• **What you should do**
Skip every picture and transcribe the remaining material exactly.

• **Material provided**
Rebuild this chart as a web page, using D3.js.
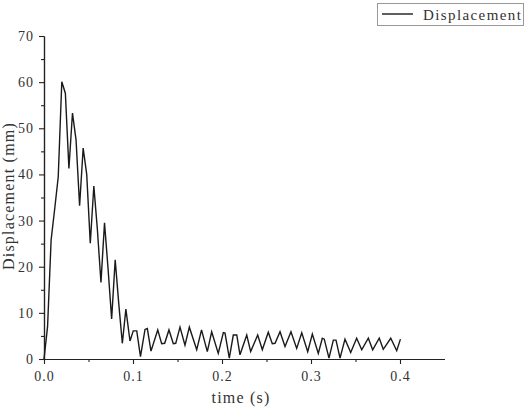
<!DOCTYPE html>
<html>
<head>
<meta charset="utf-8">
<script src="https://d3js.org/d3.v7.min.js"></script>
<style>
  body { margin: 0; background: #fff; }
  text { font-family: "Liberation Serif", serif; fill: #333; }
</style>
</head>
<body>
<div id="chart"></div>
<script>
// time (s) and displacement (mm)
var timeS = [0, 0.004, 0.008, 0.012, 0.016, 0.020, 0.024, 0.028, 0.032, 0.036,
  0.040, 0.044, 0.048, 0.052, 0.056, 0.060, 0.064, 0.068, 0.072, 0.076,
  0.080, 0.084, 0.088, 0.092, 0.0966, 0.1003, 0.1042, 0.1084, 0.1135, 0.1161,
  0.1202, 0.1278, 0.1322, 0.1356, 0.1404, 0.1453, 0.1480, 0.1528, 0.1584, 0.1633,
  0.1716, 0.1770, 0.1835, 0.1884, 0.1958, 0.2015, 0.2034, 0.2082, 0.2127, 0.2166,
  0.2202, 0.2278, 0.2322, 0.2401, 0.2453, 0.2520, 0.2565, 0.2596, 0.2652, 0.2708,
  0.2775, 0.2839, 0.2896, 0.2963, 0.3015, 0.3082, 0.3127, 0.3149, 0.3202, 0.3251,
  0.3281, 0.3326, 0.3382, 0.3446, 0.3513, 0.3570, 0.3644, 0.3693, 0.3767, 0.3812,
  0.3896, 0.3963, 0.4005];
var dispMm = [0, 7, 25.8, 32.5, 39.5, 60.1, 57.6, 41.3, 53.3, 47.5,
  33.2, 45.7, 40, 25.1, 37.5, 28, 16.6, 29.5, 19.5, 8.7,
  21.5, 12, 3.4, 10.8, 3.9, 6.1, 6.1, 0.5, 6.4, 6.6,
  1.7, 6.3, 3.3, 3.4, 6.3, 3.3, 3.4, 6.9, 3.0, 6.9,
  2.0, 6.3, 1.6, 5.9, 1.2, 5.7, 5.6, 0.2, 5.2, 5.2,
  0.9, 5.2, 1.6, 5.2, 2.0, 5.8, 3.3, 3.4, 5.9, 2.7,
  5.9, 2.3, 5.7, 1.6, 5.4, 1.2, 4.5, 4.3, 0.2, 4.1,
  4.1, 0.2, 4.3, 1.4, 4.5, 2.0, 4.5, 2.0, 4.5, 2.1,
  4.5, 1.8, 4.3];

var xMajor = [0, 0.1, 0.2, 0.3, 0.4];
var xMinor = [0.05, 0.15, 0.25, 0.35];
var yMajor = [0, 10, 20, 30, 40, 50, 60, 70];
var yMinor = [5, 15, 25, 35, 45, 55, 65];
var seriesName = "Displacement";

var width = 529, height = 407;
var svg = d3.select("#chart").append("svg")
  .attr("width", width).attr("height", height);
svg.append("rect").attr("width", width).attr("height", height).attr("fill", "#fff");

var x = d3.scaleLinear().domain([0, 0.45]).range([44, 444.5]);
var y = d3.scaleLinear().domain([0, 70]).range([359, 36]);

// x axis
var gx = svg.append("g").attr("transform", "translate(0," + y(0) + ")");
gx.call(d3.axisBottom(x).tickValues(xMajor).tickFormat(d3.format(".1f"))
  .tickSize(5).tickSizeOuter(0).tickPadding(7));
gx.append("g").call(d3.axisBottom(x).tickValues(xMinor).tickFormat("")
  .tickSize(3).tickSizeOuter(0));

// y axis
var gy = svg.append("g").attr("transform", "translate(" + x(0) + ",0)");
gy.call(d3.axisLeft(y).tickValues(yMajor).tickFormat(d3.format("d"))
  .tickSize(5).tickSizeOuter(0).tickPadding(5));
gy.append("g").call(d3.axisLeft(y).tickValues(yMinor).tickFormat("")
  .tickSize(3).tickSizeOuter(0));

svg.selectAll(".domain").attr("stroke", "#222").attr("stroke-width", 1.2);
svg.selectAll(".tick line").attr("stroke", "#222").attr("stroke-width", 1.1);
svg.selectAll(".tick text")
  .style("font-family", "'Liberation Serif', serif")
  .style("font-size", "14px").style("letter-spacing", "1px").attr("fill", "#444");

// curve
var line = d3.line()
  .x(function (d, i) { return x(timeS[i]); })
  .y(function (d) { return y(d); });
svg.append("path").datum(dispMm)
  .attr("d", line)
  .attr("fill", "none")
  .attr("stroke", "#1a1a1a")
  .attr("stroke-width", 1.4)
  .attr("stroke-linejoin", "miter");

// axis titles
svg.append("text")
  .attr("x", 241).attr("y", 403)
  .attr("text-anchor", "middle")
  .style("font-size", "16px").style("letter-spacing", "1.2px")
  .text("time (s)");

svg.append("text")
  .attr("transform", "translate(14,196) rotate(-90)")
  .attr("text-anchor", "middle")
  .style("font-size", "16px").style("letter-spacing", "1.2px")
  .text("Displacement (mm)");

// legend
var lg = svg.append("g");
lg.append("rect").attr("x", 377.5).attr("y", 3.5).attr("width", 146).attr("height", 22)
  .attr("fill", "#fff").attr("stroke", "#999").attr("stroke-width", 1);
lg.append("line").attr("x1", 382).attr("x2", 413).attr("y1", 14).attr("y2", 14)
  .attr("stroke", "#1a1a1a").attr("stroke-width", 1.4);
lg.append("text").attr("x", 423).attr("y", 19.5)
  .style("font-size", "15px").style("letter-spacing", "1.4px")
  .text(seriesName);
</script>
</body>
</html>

• **Reply**
Rebuild this chart as a web page, using D3.js.
<!DOCTYPE html>
<html>
<head>
<meta charset="utf-8">
<script src="https://d3js.org/d3.v7.min.js"></script>
<style>
  body { margin: 0; background: #fff; }
  text { font-family: "Liberation Serif", serif; fill: #333; }
</style>
</head>
<body>
<div id="chart"></div>
<script>
// time (s) and displacement (mm)
var timeS = [0, 0.004, 0.008, 0.012, 0.016, 0.020, 0.024, 0.028, 0.032, 0.036,
  0.040, 0.044, 0.048, 0.052, 0.056, 0.060, 0.064, 0.068, 0.072, 0.076,
  0.080, 0.084, 0.088, 0.092, 0.0966, 0.1003, 0.1042, 0.1084, 0.1135, 0.1161,
  0.1202, 0.1278, 0.1322, 0.1356, 0.1404, 0.1453, 0.1480, 0.1528, 0.1584, 0.1633,
  0.1716, 0.1770, 0.1835, 0.1884, 0.1958, 0.2015, 0.2034, 0.2082, 0.2127, 0.2166,
  0.2202, 0.2278, 0.2322, 0.2401, 0.2453, 0.2520, 0.2565, 0.2596, 0.2652, 0.2708,
  0.2775, 0.2839, 0.2896, 0.2963, 0.3015, 0.3082, 0.3127, 0.3149, 0.3202, 0.3251,
  0.3281, 0.3326, 0.3382, 0.3446, 0.3513, 0.3570, 0.3644, 0.3693, 0.3767, 0.3812,
  0.3896, 0.3963, 0.4005];
var dispMm = [0, 7, 25.8, 32.5, 39.5, 60.1, 57.6, 41.3, 53.3, 47.5,
  33.2, 45.7, 40, 25.1, 37.5, 28, 16.6, 29.5, 19.5, 8.7,
  21.5, 12, 3.4, 10.8, 3.9, 6.1, 6.1, 0.5, 6.4, 6.6,
  1.7, 6.3, 3.3, 3.4, 6.3, 3.3, 3.4, 6.9, 3.0, 6.9,
  2.0, 6.3, 1.6, 5.9, 1.2, 5.7, 5.6, 0.2, 5.2, 5.2,
  0.9, 5.2, 1.6, 5.2, 2.0, 5.8, 3.3, 3.4, 5.9, 2.7,
  5.9, 2.3, 5.7, 1.6, 5.4, 1.2, 4.5, 4.3, 0.2, 4.1,
  4.1, 0.2, 4.3, 1.4, 4.5, 2.0, 4.5, 2.0, 4.5, 2.1,
  4.5, 1.8, 4.3];

var xMajor = [0, 0.1, 0.2, 0.3, 0.4];
var xMinor = [0.05, 0.15, 0.25, 0.35];
var yMajor = [0, 10, 20, 30, 40, 50, 60, 70];
var yMinor = [5, 15, 25, 35, 45, 55, 65];
var seriesName = "Displacement";

var width = 529, height = 407;
var svg = d3.select("#chart").append("svg")
  .attr("width", width).attr("height", height);
svg.append("rect").attr("width", width).attr("height", height).attr("fill", "#fff");

var x = d3.scaleLinear().domain([0, 0.45]).range([44, 444.5]);
var y = d3.scaleLinear().domain([0, 70]).range([359, 36]);

// x axis
var gx = svg.append("g").attr("transform", "translate(0," + y(0) + ")");
gx.call(d3.axisBottom(x).tickValues(xMajor).tickFormat(d3.format(".1f"))
  .tickSize(5).tickSizeOuter(0).tickPadding(7));
gx.append("g").call(d3.axisBottom(x).tickValues(xMinor).tickFormat("")
  .tickSize(3).tickSizeOuter(0));

// y axis
var gy = svg.append("g").attr("transform", "translate(" + x(0) + ",0)");
gy.call(d3.axisLeft(y).tickValues(yMajor).tickFormat(d3.format("d"))
  .tickSize(5).tickSizeOuter(0).tickPadding(5));
gy.append("g").call(d3.axisLeft(y).tickValues(yMinor).tickFormat("")
  .tickSize(3).tickSizeOuter(0));

svg.selectAll(".domain").attr("stroke", "#222").attr("stroke-width", 1.2);
svg.selectAll(".tick line").attr("stroke", "#222").attr("stroke-width", 1.1);
svg.selectAll(".tick text")
  .style("font-family", "'Liberation Serif', serif")
  .style("font-size", "14px").style("letter-spacing", "1px").attr("fill", "#444");

// curve
var line = d3.line()
  .x(function (d, i) { return x(timeS[i]); })
  .y(function (d) { return y(d); });
svg.append("path").datum(dispMm)
  .attr("d", line)
  .attr("fill", "none")
  .attr("stroke", "#1a1a1a")
  .attr("stroke-width", 1.4)
  .attr("stroke-linejoin", "miter");

// axis titles
svg.append("text")
  .attr("x", 241).attr("y", 403)
  .attr("text-anchor", "middle")
  .style("font-size", "16px").style("letter-spacing", "1.2px")
  .text("time (s)");

svg.append("text")
  .attr("transform", "translate(14,196) rotate(-90)")
  .attr("text-anchor", "middle")
  .style("font-size", "16px").style("letter-spacing", "1.2px")
  .text("Displacement (mm)");

// legend
var lg = svg.append("g");
lg.append("rect").attr("x", 377.5).attr("y", 3.5).attr("width", 146).attr("height", 22)
  .attr("fill", "#fff").attr("stroke", "#999").attr("stroke-width", 1);
lg.append("line").attr("x1", 382).attr("x2", 413).attr("y1", 14).attr("y2", 14)
  .attr("stroke", "#1a1a1a").attr("stroke-width", 1.4);
lg.append("text").attr("x", 423).attr("y", 19.5)
  .style("font-size", "15px").style("letter-spacing", "1.4px")
  .text(seriesName);
</script>
</body>
</html>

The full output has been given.